Designing systems for autonomous transport of groups of living agents has received a lot of attention in recent years due to a wealth of important potential applications. Biomimetic approaches are often sought, and a range of herding algorithms, inspired by how dogs herd sheep, as well as leadership algorithms mimicking leader-follower systems, have been introduced. However, they suffer from a common problem: shepherding algorithms require that agents evade the shepherd, and leading algorithms require that agents follow. This can cause problems in real-world applications where the behavioral responses of the agents to a transporter are likely to be heterogeneous over both long and short timescales. Here, we introduce an algorithm that adaptively switches between leading and herding depending on the response it receives from the agents to mitigate this problem. We show via simulation that this mixed algorithm can transport groups with any follower and evader composition, and we compare its performance with lead-only and herd-only algorithms. We also show that the mixed algorithm can deal with groups where individual agents randomly switch their strategy over time, as long as sufficient time is provided to complete the task relative to the switching rate.

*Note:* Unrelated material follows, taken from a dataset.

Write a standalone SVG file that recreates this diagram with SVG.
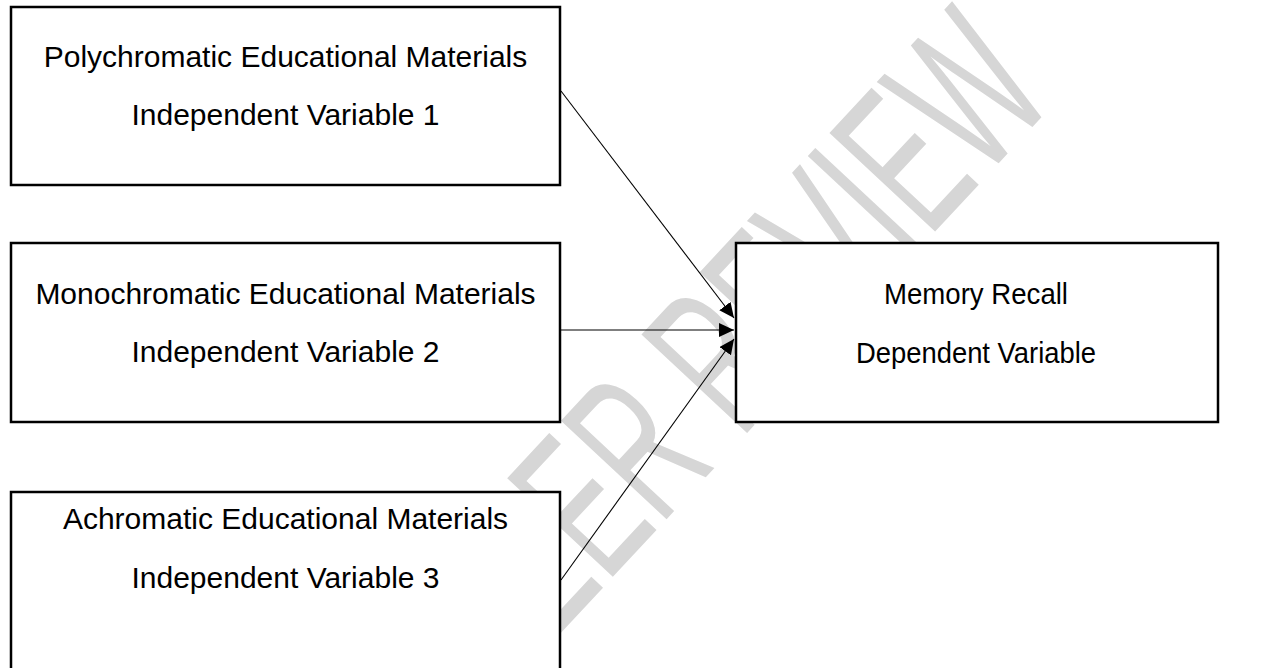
<svg xmlns="http://www.w3.org/2000/svg" width="1264" height="668" viewBox="0 0 1264 668">
  <style>
    .box { fill: #ffffff; stroke: #000000; stroke-width: 2.5; }
    .lbl { font-family: "Liberation Sans", Arial, sans-serif; font-size: 30px; fill: #000000; text-anchor: middle; }
    .lbl-r { font-family: "Liberation Sans", Arial, sans-serif; font-size: 29px; fill: #000000; text-anchor: middle; }
    .wm { font-family: "Liberation Sans", Arial, sans-serif; font-size: 210px; fill: #d6d6d6; }
    .conn { stroke: #000000; stroke-width: 1.1; fill: none; marker-end: url(#arrow); }
  </style>
  <defs>
    <marker id="arrow" markerUnits="userSpaceOnUse" markerWidth="16" markerHeight="15" refX="15" refY="7" orient="auto">
      <path d="M0,0 L15,7 L0,14 Z" fill="#000000"/>
    </marker>
  </defs>
  <rect x="0" y="0" width="1264" height="668" fill="#ffffff"/>

  <g id="watermark">
    <text class="wm" transform="translate(499,699) rotate(-47) scale(0.562,1)" x="0" y="0">PEER REVIEW</text>
  </g>

  <g id="node-polychromatic">
    <rect class="box" x="11" y="7" width="549" height="178"/>
    <text class="lbl" x="285.5" y="67">Polychromatic Educational Materials</text>
    <text class="lbl" x="285.5" y="125">Independent Variable 1</text>
  </g>

  <g id="node-monochromatic">
    <rect class="box" x="11" y="243" width="549" height="179"/>
    <text class="lbl" x="285.5" y="304">Monochromatic Educational Materials</text>
    <text class="lbl" x="285.5" y="362">Independent Variable 2</text>
  </g>

  <g id="node-achromatic">
    <rect class="box" x="11" y="492" width="549" height="200"/>
    <text class="lbl" x="285.5" y="529">Achromatic Educational Materials</text>
    <text class="lbl" x="285.5" y="588">Independent Variable 3</text>
  </g>

  <g id="node-memory-recall">
    <rect class="box" x="736" y="243" width="482" height="179"/>
    <text class="lbl-r" x="976" y="304" textLength="184" lengthAdjust="spacingAndGlyphs">Memory Recall</text>
    <text class="lbl-r" x="976" y="363" textLength="240" lengthAdjust="spacingAndGlyphs">Dependent Variable</text>
  </g>

  <g id="connectors">
    <line class="conn" x1="561" y1="91" x2="734" y2="318"/>
    <line class="conn" x1="561" y1="330" x2="734" y2="330"/>
    <line class="conn" x1="561" y1="580" x2="734" y2="339"/>
  </g>
</svg>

Given that our algorithm overcomes issues associated with herd-only and lead-only algorithms and might also, as a side effect, mitigate the issue of habituation to robotic transporters, it takes us one step closer to realizing many of the proposed applications for these types of algorithms.

Figures (1)

• Figure 1: Performance of the algorithms. (A)-(B) Comparison of the original herd-only algorithm, a lead-only algorithm, and the mixed 'lead when possible, herd when necessary' algorithm with respect to time to completion (A), and proportion of agents delivered to target (B), as a function of proportion of followers ($p$). (C) Performance of the mixed algorithm when agents switch strategy with probability $\pi$ per timestep. We see that for $\pi$ up to 0.01 the algorithm delivers all agents to the target within the allotted time, but as the rate of strategy switches increases the mixed algorithm's capacity to deliver the agents to the target within the allotted time decreases. (D) Time to completion for the mixed algorithm for $\pi$ from 0 to 0.5. The red curve indicates mean completion time, the bars represent the standard deviation, and the dots represent the actual completion times from each simulation. We note that the mean completion time for all $\pi$ is around or below 20000 timesteps and that overall only a few individual simulations that take far longer than that to complete.